Ram choice mistakes — observed in Skysat workshop

  1. Undersizing due to optimism. The sailboat manufacturer lists 7.5 t displacement, so a Type 1 is chosen. Except the boat sails with 800 L of water + fuel + crew + 200 kg of gear = 9.5 t real displacement. The Type 1 labors, overheats, and eventually fails. Always size based on actual sailing displacement, not manufacturer specs.
  2. Choosing electromechanical to "save money" on a 15+ m offshore sailboat. Type 3 electromechanical costs ~€1,000 less than T2 hydraulic. Except in rough seas at 25 knots, the electromechanical saturates, the autopilot disengages, and it's hand-steering 18 h/day. The real "savings" are negative.
  3. Hydraulic without automatic bypass. If the hydraulic system lacks automatic bypass valves (as in some old kits), the rudder remains locked even with autopilot off. The helm struggles, the crew complains. Always verify the presence of bypass at purchase.
  4. Choosing an incompatible brand with the existing ecosystem. The boat has a Raymarine Axiom chartplotter. The owner buys a Garmin Reactor 40 autopilot to save money. Result: no autopilot control from the Axiom, Garmin remote required at the cockpit, two parallel ecosystems. Choose an autopilot from the same brand as the main chartplotter — or an open system like Madintec that works with everything.
  5. Undersized hydraulic pump relative to the cylinder. A 15 kN cylinder with an undersized pump = slow correction, the autopilot lags, oscillations. Always pair pump and cylinder from the same manufacturer or validated together by the installer.

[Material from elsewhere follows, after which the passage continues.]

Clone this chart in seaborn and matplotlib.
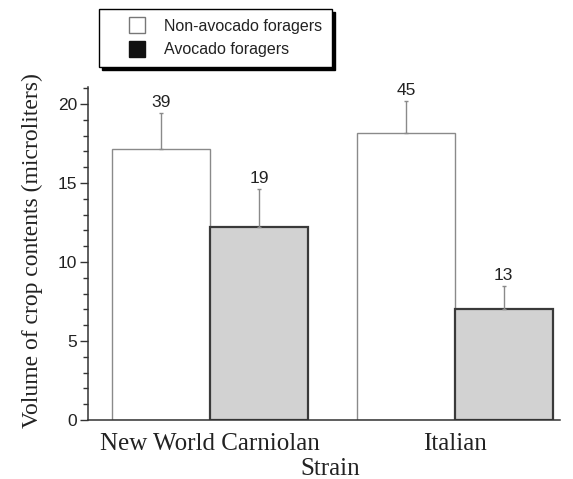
import numpy as np
import pandas as pd
import seaborn as sns
import matplotlib.pyplot as plt
from matplotlib.lines import Line2D
from matplotlib.ticker import MultipleLocator

# Crop volume (microliters) by honey bee strain and forager type
strains = ["New World Carniolan", "Italian"]
groups = ["Non-avocado foragers", "Avocado foragers"]
non_avocado_mean = [17.15, 18.15]
avocado_mean = [12.2, 7.0]
non_avocado_err = [2.28, 2.03]
avocado_err = [2.4, 1.5]
non_avocado_n = [39, 45]
avocado_n = [19, 13]

df = pd.DataFrame({
    "strain": strains * 2,
    "group": [groups[0]] * 2 + [groups[1]] * 2,
    "volume": non_avocado_mean + avocado_mean,
    "err": non_avocado_err + avocado_err,
    "n": non_avocado_n + avocado_n,
})

sns.set_style("ticks")
SERIF = ["Liberation Serif", "DejaVu Serif"]
SANS = ["Liberation Sans", "DejaVu Sans"]
plt.rcParams["font.family"] = SANS
TXT = "#222222"

fig = plt.figure(figsize=(5.73, 4.79), dpi=100)
ax = fig.add_axes([88 / 573, 1 - 420 / 479, 472 / 573, 333 / 479])

sns.barplot(
    data=df, x="strain", y="volume", hue="group", order=strains, hue_order=groups,
    palette={groups[0]: "white", groups[1]: "#d2d2d2"},
    errorbar=None, width=0.8, legend=False, ax=ax, zorder=2,
)

# Style each bar and add one-sided error bars plus sample sizes
bars = sorted(ax.patches, key=lambda p: p.get_x())
rows = []
for s in strains:
    for g in groups:
        rows.append(df[(df.strain == s) & (df.group == g)].iloc[0])
for bar, row in zip(bars, rows):
    if row.group == groups[0]:
        bar.set_edgecolor("#8a8a8a")
        bar.set_linewidth(1.0)
    else:
        bar.set_edgecolor("#3a3a3a")
        bar.set_linewidth(1.6)
    xc = bar.get_x() + bar.get_width() / 2
    h = bar.get_height()
    ax.errorbar([xc], [h], yerr=[[0], [row.err]], fmt="none", ecolor="#8a8a8a",
                elinewidth=1.0, capsize=1.5, capthick=1.0, zorder=3)
    ax.annotate(str(int(row.n)), (xc, h + row.err), xytext=(0, 2),
                textcoords="offset points", ha="center", va="bottom",
                fontsize=12.5, color=TXT, family=SANS)

ax.set_xlim(-0.5, 1.43)
ax.set_ylim(0, 21.07)
ax.yaxis.set_major_locator(MultipleLocator(5))
ax.yaxis.set_minor_locator(MultipleLocator(1))
ax.tick_params(axis="y", which="major", length=6, width=1, color="#333333",
               labelsize=12.5, labelcolor=TXT, pad=2)
ax.tick_params(axis="y", which="minor", length=3.5, width=1, color="#333333")
ax.tick_params(axis="x", length=0, pad=9, labelsize=18, labelcolor=TXT)
for lab in ax.get_xticklabels():
    lab.set_family(SERIF)
for lab in ax.get_yticklabels():
    lab.set_family(SANS)

sns.despine(ax=ax)
for sp in ("left", "bottom"):
    ax.spines[sp].set_color("#333333")
    ax.spines[sp].set_linewidth(1.1)

ax.set_xlabel("Strain", fontsize=18, family=SERIF, color=TXT)
ax.xaxis.set_label_coords(0.513, -0.115)
ax.set_ylabel("Volume of crop contents (microliters)", fontsize=17,
              family=SERIF, color=TXT)
ax.yaxis.set_label_coords(-0.095, 0.51)

# Legend above the plot with a solid drop shadow
handles = [
    Line2D([], [], ls="none", marker="s", markersize=11, markerfacecolor="white",
           markeredgecolor="#777777", markeredgewidth=1.0),
    Line2D([], [], ls="none", marker="s", markersize=11, markerfacecolor="#111111",
           markeredgecolor="#111111", markeredgewidth=1.0),
]
leg = fig.legend(
    handles, groups, loc="upper left", bbox_to_anchor=(99 / 573, 1 - 9 / 479),
    borderaxespad=0, frameon=True, fancybox=False, framealpha=1,
    edgecolor="black", facecolor="white",
    handlelength=3.5, handletextpad=0.0, borderpad=0.6, labelspacing=0.55,
    shadow={"facecolor": "black", "edgecolor": "black", "alpha": 1},
    prop={"family": SANS, "size": 11.5},
)
leg.get_frame().set_linewidth(1.0)
for t in leg.get_texts():
    t.set_color(TXT)

fig.savefig("out.png", dpi=100)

FAQ — Choosing your sailboat ram

Can an existing electromechanical system be converted to hydraulic?

Yes, but installation is heavy: new hydraulic cylinder, new pump, high-pressure hose runs, system bleeding, possible modification of the rudder quadrant. Allow 16-24 h workshop labor + €2,500-4,000 material depending on configuration. Only relevant if the boat's program evolves significantly (cruising → racing, or upgrade from coastal to offshore after insufficient experience).

My sailboat already has a Lecomble & Schmitt ram, can I control it with a Garmin or B&G computer?

Yes, the L&S ram is mechanical (or hydraulic) — it accepts any compatible control signal. The computer + rudder angle sensor + compass combination can come from any ecosystem. Verify the electrical interface of the existing L&S (voltage, max current, position feedback type) and adapt the computer accordingly. The Madintec MAD Controller is designed to control almost any ram on the market.

What is the difference between reversible and non-reversible hydraulic?

Reversible hydraulic = double-direction pump (can pull or push the cylinder), requires bypass valves to free the rudder. Non-reversible hydraulic = single-direction pump, the rudder is mechanically linked pump-cylinder when autopilot is off (permanent brake). Always prefer reversible with automatic bypass for safety and helm comfort. All modern B&G/Garmin/Raymarine systems are reversible by default.

Dry or wet hydraulic pump?

Dry pump in 99% of cases. The pump is mounted in a ventilated technical locker near the cylinder. Wet pump (immersed in the oil reservoir) exists on some old systems but requires a sealed reservoir and complete disassembly for maintenance. If refitting, switch to a modern dry pump.

Rudder ram vs tiller quadrant: compatible?

Yes in almost all pleasure craft configurations. The ram drives the rudder quadrant (the part that transmits the tiller rotation to the rudder) via a link arm. Compatibility depends on the quadrant's rotation angle (typically 70° total, ±35° each side), the ram's stroke, and available space. Always verify with a workshop measurement on site before purchase.

Should a backup ram be installed for offshore sailing?

Not a backup ram, but a backup strategy: emergency tiller / windvane (Aries, Hydrovane, Windpilot) for sail, or drogue / demountable tiller for power. The electric ram is a sensitive system — on a transatlantic, always have at least a manual tiller control cable with the ability to disconnect the ram from the quadrant (typical demountable pin). See our rudder ram maintenance guide for signs of impending failure.

What wiring should be installed between computer and ram?

Wire gauge calculated on max current of the ram + 30% margin. Electromechanical Type 1 (5-10 A): 2 × 4 mm² cable for 3-5 m runs. Type 2-3 (10-15 A): 2 × 6 mm². Hydraulic pump (8-15 A peak): minimum 2 × 6 mm², up to 2 × 10 mm² for powerful pumps. Always protect with a fuse calibrated to the ram's nominal current (not peak) + 50%, accessible from the dashboard for quick reset in case of incident.

Skysat distributes B&G, Garmin, Raymarine, Navico, Madintec, and Simrad. This article reflects our experience installing autopilots on more than 120 sailboats between 2018 and 2026, in cruising and offshore racing. 2026 VAT prices are indicative distributor prices, excluding specific wiring and mechanical adaptation to the existing rudder quadrant.